== Supplied data

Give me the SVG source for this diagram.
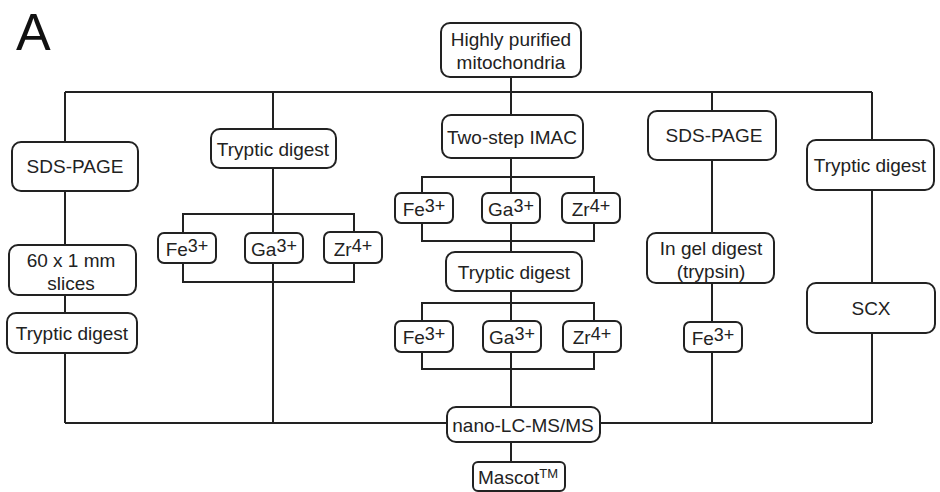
<svg xmlns="http://www.w3.org/2000/svg" width="940" height="492" viewBox="0 0 940 492">
<style>
.b{fill:#fff;stroke:#222;stroke-width:2}
.t{font-family:"Liberation Sans",Arial,sans-serif;font-size:19px;fill:#222;text-anchor:middle}
.c{fill:none;stroke:#222;stroke-width:2}
.s{font-size:18px}
</style>
<rect width="940" height="492" fill="#fff"/>
<text x="16" y="50" style="font-family:'Liberation Sans',Arial,sans-serif;font-size:52px;fill:#111">A</text>
<g id="connectors">
<path class="c" d="M65 92H872M511 77V193M65 92V423M273 92V423M712 92V423M872 92V423M65 423H872M511 223V407M511 442V462"/>
<path class="c" d="M183 233V214H354V233M183 263V282H354V263"/>
<path class="c" d="M422 193V177H594V193M422 223V241H594V223"/>
<path class="c" d="M422 321V303H594V321M422 352V369H594V352"/>
</g>
<g id="n_mito"><rect class="b" x="441" y="23" width="140" height="54" rx="9"/><text class="t" x="511" y="46">Highly purified</text><text class="t" x="511" y="69">mitochondria</text></g>
<g id="n_sds1"><rect class="b" x="12" y="142" width="126" height="49" rx="9"/><text class="t" x="75" y="173">SDS-PAGE</text></g>
<g id="n_slices"><rect class="b" x="9" y="245" width="127" height="50" rx="9"/><text class="t" x="71" y="267">60 x 1 mm</text><text class="t" x="71" y="290">slices</text></g>
<g id="n_tryp1"><rect class="b" x="7" y="313" width="130" height="40" rx="9"/><text class="t" x="72" y="340">Tryptic digest</text></g>
<g id="n_tryp2"><rect class="b" x="211" y="129" width="125" height="39" rx="9"/><text class="t" x="273" y="156">Tryptic digest</text></g>
<g id="n_fe2"><rect class="b" x="158" y="233" width="58" height="30" rx="6"/><text class="t" x="187" y="256">Fe<tspan class="s" dy="-4">3+</tspan></text></g>
<g id="n_ga2"><rect class="b" x="245" y="233" width="58" height="30" rx="6"/><text class="t" x="274" y="256">Ga<tspan class="s" dy="-4">3+</tspan></text></g>
<g id="n_zr2"><rect class="b" x="324" y="232" width="58" height="31" rx="6"/><text class="t" x="353" y="256">Zr<tspan class="s" dy="-4">4+</tspan></text></g>
<g id="n_imac"><rect class="b" x="442" y="115" width="141" height="43" rx="9"/><text class="t" x="512" y="144">Two-step IMAC</text></g>
<g id="n_fe3a"><rect class="b" x="395" y="193" width="58" height="30" rx="6"/><text class="t" x="424" y="216">Fe<tspan class="s" dy="-4">3+</tspan></text></g>
<g id="n_ga3a"><rect class="b" x="482" y="193" width="58" height="30" rx="6"/><text class="t" x="511" y="216">Ga<tspan class="s" dy="-4">3+</tspan></text></g>
<g id="n_zr3a"><rect class="b" x="562" y="193" width="58" height="30" rx="6"/><text class="t" x="591" y="216">Zr<tspan class="s" dy="-4">4+</tspan></text></g>
<g id="n_tryp3"><rect class="b" x="446" y="252" width="136" height="39" rx="9"/><text class="t" x="514" y="279">Tryptic digest</text></g>
<g id="n_fe3b"><rect class="b" x="395" y="321" width="58" height="31" rx="6"/><text class="t" x="424" y="344">Fe<tspan class="s" dy="-4">3+</tspan></text></g>
<g id="n_ga3b"><rect class="b" x="483" y="321" width="58" height="31" rx="6"/><text class="t" x="512" y="344">Ga<tspan class="s" dy="-4">3+</tspan></text></g>
<g id="n_zr3b"><rect class="b" x="563" y="321" width="58" height="31" rx="6"/><text class="t" x="592" y="344">Zr<tspan class="s" dy="-4">4+</tspan></text></g>
<g id="n_sds4"><rect class="b" x="648" y="111" width="128" height="49" rx="9"/><text class="t" x="714" y="142">SDS-PAGE</text></g>
<g id="n_ingel"><rect class="b" x="647" y="233" width="127" height="50" rx="9"/><text class="t" x="711" y="255">In gel digest</text><text class="t" x="711" y="278">(trypsin)</text></g>
<g id="n_fe4"><rect class="b" x="684" y="322" width="58" height="30" rx="6"/><text class="t" x="713" y="345">Fe<tspan class="s" dy="-4">3+</tspan></text></g>
<g id="n_tryp5"><rect class="b" x="807" y="140" width="127" height="50" rx="9"/><text class="t" x="870" y="172">Tryptic digest</text></g>
<g id="n_scx"><rect class="b" x="807" y="283" width="128" height="50" rx="9"/><text class="t" x="871" y="315">SCX</text></g>
<g id="n_nano"><rect class="b" x="447" y="407" width="153" height="35" rx="9"/><text class="t" x="523" y="432">nano-LC-MS/MS</text></g>
<g id="n_mascot"><rect class="b" x="473" y="462" width="92" height="29" rx="5"/><text class="t" x="518" y="484">Mascot<tspan style="font-size:13px" dy="-6">TM</tspan></text></g>
</svg>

====

What this task involves
Send back the data above word for word, with the pictures left out.

Answer to the exercise
Give me the SVG source for this diagram.
<svg xmlns="http://www.w3.org/2000/svg" width="940" height="492" viewBox="0 0 940 492">
<style>
.b{fill:#fff;stroke:#222;stroke-width:2}
.t{font-family:"Liberation Sans",Arial,sans-serif;font-size:19px;fill:#222;text-anchor:middle}
.c{fill:none;stroke:#222;stroke-width:2}
.s{font-size:18px}
</style>
<rect width="940" height="492" fill="#fff"/>
<text x="16" y="50" style="font-family:'Liberation Sans',Arial,sans-serif;font-size:52px;fill:#111">A</text>
<g id="connectors">
<path class="c" d="M65 92H872M511 77V193M65 92V423M273 92V423M712 92V423M872 92V423M65 423H872M511 223V407M511 442V462"/>
<path class="c" d="M183 233V214H354V233M183 263V282H354V263"/>
<path class="c" d="M422 193V177H594V193M422 223V241H594V223"/>
<path class="c" d="M422 321V303H594V321M422 352V369H594V352"/>
</g>
<g id="n_mito"><rect class="b" x="441" y="23" width="140" height="54" rx="9"/><text class="t" x="511" y="46">Highly purified</text><text class="t" x="511" y="69">mitochondria</text></g>
<g id="n_sds1"><rect class="b" x="12" y="142" width="126" height="49" rx="9"/><text class="t" x="75" y="173">SDS-PAGE</text></g>
<g id="n_slices"><rect class="b" x="9" y="245" width="127" height="50" rx="9"/><text class="t" x="71" y="267">60 x 1 mm</text><text class="t" x="71" y="290">slices</text></g>
<g id="n_tryp1"><rect class="b" x="7" y="313" width="130" height="40" rx="9"/><text class="t" x="72" y="340">Tryptic digest</text></g>
<g id="n_tryp2"><rect class="b" x="211" y="129" width="125" height="39" rx="9"/><text class="t" x="273" y="156">Tryptic digest</text></g>
<g id="n_fe2"><rect class="b" x="158" y="233" width="58" height="30" rx="6"/><text class="t" x="187" y="256">Fe<tspan class="s" dy="-4">3+</tspan></text></g>
<g id="n_ga2"><rect class="b" x="245" y="233" width="58" height="30" rx="6"/><text class="t" x="274" y="256">Ga<tspan class="s" dy="-4">3+</tspan></text></g>
<g id="n_zr2"><rect class="b" x="324" y="232" width="58" height="31" rx="6"/><text class="t" x="353" y="256">Zr<tspan class="s" dy="-4">4+</tspan></text></g>
<g id="n_imac"><rect class="b" x="442" y="115" width="141" height="43" rx="9"/><text class="t" x="512" y="144">Two-step IMAC</text></g>
<g id="n_fe3a"><rect class="b" x="395" y="193" width="58" height="30" rx="6"/><text class="t" x="424" y="216">Fe<tspan class="s" dy="-4">3+</tspan></text></g>
<g id="n_ga3a"><rect class="b" x="482" y="193" width="58" height="30" rx="6"/><text class="t" x="511" y="216">Ga<tspan class="s" dy="-4">3+</tspan></text></g>
<g id="n_zr3a"><rect class="b" x="562" y="193" width="58" height="30" rx="6"/><text class="t" x="591" y="216">Zr<tspan class="s" dy="-4">4+</tspan></text></g>
<g id="n_tryp3"><rect class="b" x="446" y="252" width="136" height="39" rx="9"/><text class="t" x="514" y="279">Tryptic digest</text></g>
<g id="n_fe3b"><rect class="b" x="395" y="321" width="58" height="31" rx="6"/><text class="t" x="424" y="344">Fe<tspan class="s" dy="-4">3+</tspan></text></g>
<g id="n_ga3b"><rect class="b" x="483" y="321" width="58" height="31" rx="6"/><text class="t" x="512" y="344">Ga<tspan class="s" dy="-4">3+</tspan></text></g>
<g id="n_zr3b"><rect class="b" x="563" y="321" width="58" height="31" rx="6"/><text class="t" x="592" y="344">Zr<tspan class="s" dy="-4">4+</tspan></text></g>
<g id="n_sds4"><rect class="b" x="648" y="111" width="128" height="49" rx="9"/><text class="t" x="714" y="142">SDS-PAGE</text></g>
<g id="n_ingel"><rect class="b" x="647" y="233" width="127" height="50" rx="9"/><text class="t" x="711" y="255">In gel digest</text><text class="t" x="711" y="278">(trypsin)</text></g>
<g id="n_fe4"><rect class="b" x="684" y="322" width="58" height="30" rx="6"/><text class="t" x="713" y="345">Fe<tspan class="s" dy="-4">3+</tspan></text></g>
<g id="n_tryp5"><rect class="b" x="807" y="140" width="127" height="50" rx="9"/><text class="t" x="870" y="172">Tryptic digest</text></g>
<g id="n_scx"><rect class="b" x="807" y="283" width="128" height="50" rx="9"/><text class="t" x="871" y="315">SCX</text></g>
<g id="n_nano"><rect class="b" x="447" y="407" width="153" height="35" rx="9"/><text class="t" x="523" y="432">nano-LC-MS/MS</text></g>
<g id="n_mascot"><rect class="b" x="473" y="462" width="92" height="29" rx="5"/><text class="t" x="518" y="484">Mascot<tspan style="font-size:13px" dy="-6">TM</tspan></text></g>
</svg>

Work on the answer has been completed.